* [Source material]:
++++

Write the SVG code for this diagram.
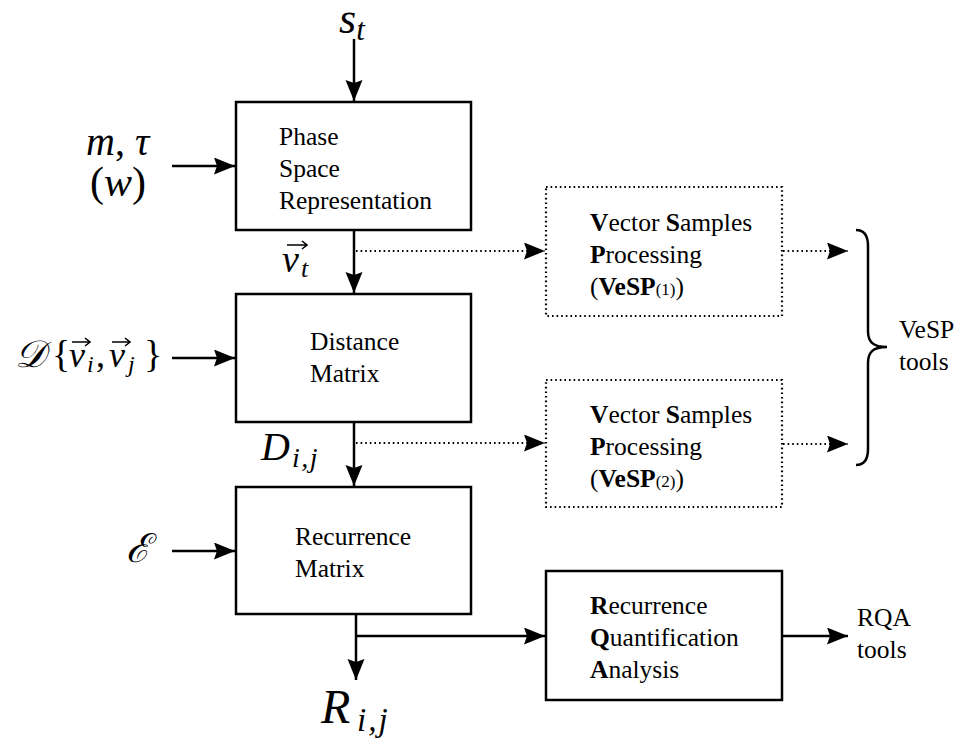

++++

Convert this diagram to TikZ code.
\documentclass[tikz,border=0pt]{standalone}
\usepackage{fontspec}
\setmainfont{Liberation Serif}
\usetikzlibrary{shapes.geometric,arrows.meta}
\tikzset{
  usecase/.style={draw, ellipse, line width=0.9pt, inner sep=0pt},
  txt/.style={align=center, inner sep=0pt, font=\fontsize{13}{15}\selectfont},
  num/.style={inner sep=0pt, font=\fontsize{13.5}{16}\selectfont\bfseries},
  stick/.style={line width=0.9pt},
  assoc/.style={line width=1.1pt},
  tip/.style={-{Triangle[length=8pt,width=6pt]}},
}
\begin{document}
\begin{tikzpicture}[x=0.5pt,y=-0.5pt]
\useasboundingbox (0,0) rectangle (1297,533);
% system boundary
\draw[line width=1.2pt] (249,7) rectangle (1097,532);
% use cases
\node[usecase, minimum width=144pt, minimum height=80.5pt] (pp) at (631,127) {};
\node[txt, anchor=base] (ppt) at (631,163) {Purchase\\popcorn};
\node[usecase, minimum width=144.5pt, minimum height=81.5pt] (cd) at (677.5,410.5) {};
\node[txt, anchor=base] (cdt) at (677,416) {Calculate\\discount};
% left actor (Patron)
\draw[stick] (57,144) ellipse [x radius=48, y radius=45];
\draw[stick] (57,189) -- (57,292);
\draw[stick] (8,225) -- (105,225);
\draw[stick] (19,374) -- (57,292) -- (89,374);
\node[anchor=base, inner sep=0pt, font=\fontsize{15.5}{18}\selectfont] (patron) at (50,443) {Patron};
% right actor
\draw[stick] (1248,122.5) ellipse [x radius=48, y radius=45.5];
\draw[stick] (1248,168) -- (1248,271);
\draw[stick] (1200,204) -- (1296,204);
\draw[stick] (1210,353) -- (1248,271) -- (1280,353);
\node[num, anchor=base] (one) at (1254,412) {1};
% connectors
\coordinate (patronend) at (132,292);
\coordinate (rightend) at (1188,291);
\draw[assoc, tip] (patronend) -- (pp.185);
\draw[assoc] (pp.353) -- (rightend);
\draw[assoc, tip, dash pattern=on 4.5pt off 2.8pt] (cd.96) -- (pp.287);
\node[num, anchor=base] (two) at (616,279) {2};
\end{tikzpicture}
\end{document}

++++

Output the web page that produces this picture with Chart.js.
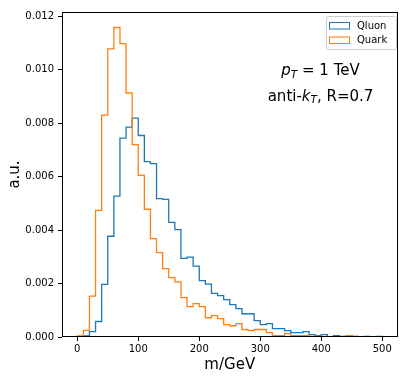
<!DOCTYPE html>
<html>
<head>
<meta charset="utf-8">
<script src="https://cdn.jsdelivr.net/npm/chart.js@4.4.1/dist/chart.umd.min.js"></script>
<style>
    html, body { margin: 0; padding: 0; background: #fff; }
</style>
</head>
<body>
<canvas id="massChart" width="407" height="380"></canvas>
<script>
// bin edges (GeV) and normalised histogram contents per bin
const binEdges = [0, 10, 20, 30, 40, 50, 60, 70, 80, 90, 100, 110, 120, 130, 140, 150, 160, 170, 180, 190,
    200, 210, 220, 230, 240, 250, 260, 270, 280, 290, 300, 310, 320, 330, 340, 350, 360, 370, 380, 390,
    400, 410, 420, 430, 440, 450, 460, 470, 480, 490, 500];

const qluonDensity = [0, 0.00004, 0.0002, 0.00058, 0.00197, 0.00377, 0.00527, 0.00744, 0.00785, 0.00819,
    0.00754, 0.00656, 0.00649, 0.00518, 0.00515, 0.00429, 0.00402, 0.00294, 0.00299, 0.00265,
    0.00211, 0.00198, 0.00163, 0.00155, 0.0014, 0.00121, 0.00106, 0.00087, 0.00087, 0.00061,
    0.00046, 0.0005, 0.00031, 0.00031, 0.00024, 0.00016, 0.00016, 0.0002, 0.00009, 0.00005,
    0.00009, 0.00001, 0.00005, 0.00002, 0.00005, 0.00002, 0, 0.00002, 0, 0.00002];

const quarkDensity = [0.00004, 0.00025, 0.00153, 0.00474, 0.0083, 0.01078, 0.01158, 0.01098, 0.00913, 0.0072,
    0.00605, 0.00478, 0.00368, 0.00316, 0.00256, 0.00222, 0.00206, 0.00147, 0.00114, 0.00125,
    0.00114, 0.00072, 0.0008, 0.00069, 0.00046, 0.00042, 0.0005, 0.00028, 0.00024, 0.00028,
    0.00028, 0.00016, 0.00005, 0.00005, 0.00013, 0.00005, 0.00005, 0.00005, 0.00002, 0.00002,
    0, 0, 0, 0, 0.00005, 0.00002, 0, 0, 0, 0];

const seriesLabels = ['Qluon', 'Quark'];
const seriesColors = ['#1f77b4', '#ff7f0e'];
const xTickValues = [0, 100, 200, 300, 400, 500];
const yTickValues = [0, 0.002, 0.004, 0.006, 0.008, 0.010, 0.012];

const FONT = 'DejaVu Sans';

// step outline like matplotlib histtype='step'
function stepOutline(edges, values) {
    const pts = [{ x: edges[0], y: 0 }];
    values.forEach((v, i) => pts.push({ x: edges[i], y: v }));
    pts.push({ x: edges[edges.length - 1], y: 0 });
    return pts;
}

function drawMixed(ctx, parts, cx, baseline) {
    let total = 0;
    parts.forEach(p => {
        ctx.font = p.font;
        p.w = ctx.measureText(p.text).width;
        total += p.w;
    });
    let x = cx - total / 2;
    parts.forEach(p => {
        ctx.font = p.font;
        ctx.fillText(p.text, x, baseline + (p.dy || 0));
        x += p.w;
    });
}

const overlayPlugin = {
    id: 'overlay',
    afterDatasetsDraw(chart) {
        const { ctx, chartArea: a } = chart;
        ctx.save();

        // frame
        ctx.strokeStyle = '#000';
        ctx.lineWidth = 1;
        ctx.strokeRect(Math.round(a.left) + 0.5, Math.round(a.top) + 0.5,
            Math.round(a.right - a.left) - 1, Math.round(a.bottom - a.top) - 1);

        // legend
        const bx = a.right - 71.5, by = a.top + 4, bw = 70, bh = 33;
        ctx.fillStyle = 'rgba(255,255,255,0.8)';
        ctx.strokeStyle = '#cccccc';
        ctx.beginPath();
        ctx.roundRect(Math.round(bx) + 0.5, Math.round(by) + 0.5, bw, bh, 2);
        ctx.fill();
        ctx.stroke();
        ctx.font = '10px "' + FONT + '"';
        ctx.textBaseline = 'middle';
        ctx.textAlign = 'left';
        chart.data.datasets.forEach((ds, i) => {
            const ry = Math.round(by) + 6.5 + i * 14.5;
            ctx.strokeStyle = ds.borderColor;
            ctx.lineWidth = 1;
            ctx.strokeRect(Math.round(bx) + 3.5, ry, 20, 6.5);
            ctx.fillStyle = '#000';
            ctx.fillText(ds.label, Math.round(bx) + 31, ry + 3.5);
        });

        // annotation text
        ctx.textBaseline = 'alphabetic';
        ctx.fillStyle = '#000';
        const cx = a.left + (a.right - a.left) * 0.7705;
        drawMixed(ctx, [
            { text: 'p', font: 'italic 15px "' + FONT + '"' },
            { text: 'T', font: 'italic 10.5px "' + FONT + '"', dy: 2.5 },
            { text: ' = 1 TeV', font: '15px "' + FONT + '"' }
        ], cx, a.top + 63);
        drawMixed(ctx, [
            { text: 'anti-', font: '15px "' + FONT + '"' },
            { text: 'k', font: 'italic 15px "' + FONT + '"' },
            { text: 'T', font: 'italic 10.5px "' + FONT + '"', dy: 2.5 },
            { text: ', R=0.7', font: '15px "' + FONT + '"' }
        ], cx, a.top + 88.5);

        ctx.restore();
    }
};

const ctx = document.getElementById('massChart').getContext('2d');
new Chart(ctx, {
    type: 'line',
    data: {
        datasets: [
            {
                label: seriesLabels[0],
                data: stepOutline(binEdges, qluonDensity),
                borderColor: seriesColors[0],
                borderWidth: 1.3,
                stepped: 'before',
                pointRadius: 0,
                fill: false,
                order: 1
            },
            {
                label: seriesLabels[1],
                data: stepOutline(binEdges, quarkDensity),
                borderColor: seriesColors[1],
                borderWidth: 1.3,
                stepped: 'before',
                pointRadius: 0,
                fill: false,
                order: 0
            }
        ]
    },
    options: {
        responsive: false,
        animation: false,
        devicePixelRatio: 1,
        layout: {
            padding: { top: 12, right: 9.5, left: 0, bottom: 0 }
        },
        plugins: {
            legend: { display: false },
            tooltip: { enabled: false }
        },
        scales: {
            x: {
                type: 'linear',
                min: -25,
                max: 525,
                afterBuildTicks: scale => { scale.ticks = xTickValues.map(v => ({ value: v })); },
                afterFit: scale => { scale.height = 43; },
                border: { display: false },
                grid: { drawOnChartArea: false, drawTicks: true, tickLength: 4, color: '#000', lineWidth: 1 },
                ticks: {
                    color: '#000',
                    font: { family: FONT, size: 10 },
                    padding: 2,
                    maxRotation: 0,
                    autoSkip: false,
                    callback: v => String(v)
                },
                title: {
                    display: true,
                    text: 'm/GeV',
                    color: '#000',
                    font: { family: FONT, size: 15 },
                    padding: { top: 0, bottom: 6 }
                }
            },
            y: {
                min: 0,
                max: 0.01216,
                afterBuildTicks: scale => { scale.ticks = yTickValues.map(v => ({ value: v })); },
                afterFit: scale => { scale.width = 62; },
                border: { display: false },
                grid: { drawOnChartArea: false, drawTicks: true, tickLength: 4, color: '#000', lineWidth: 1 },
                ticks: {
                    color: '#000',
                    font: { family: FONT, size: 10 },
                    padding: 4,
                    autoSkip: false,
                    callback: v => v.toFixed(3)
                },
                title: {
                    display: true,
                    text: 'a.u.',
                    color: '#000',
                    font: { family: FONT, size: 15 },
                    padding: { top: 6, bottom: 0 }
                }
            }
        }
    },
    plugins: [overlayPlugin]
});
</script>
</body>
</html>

++++

* [The problem]: Begin at the line containing "Output the web", end at the line containing "const FONT = 'DejaVu Sans';", and copy those lines word for word, both included. Skip pictures.

* [Answer to the exercise]:
Output the web page that produces this picture with Chart.js.
<!DOCTYPE html>
<html>
<head>
<meta charset="utf-8">
<script src="https://cdn.jsdelivr.net/npm/chart.js@4.4.1/dist/chart.umd.min.js"></script>
<style>
    html, body { margin: 0; padding: 0; background: #fff; }
</style>
</head>
<body>
<canvas id="massChart" width="407" height="380"></canvas>
<script>
// bin edges (GeV) and normalised histogram contents per bin
const binEdges = [0, 10, 20, 30, 40, 50, 60, 70, 80, 90, 100, 110, 120, 130, 140, 150, 160, 170, 180, 190,
    200, 210, 220, 230, 240, 250, 260, 270, 280, 290, 300, 310, 320, 330, 340, 350, 360, 370, 380, 390,
    400, 410, 420, 430, 440, 450, 460, 470, 480, 490, 500];

const qluonDensity = [0, 0.00004, 0.0002, 0.00058, 0.00197, 0.00377, 0.00527, 0.00744, 0.00785, 0.00819,
    0.00754, 0.00656, 0.00649, 0.00518, 0.00515, 0.00429, 0.00402, 0.00294, 0.00299, 0.00265,
    0.00211, 0.00198, 0.00163, 0.00155, 0.0014, 0.00121, 0.00106, 0.00087, 0.00087, 0.00061,
    0.00046, 0.0005, 0.00031, 0.00031, 0.00024, 0.00016, 0.00016, 0.0002, 0.00009, 0.00005,
    0.00009, 0.00001, 0.00005, 0.00002, 0.00005, 0.00002, 0, 0.00002, 0, 0.00002];

const quarkDensity = [0.00004, 0.00025, 0.00153, 0.00474, 0.0083, 0.01078, 0.01158, 0.01098, 0.00913, 0.0072,
    0.00605, 0.00478, 0.00368, 0.00316, 0.00256, 0.00222, 0.00206, 0.00147, 0.00114, 0.00125,
    0.00114, 0.00072, 0.0008, 0.00069, 0.00046, 0.00042, 0.0005, 0.00028, 0.00024, 0.00028,
    0.00028, 0.00016, 0.00005, 0.00005, 0.00013, 0.00005, 0.00005, 0.00005, 0.00002, 0.00002,
    0, 0, 0, 0, 0.00005, 0.00002, 0, 0, 0, 0];

const seriesLabels = ['Qluon', 'Quark'];
const seriesColors = ['#1f77b4', '#ff7f0e'];
const xTickValues = [0, 100, 200, 300, 400, 500];
const yTickValues = [0, 0.002, 0.004, 0.006, 0.008, 0.010, 0.012];

const FONT = 'DejaVu Sans';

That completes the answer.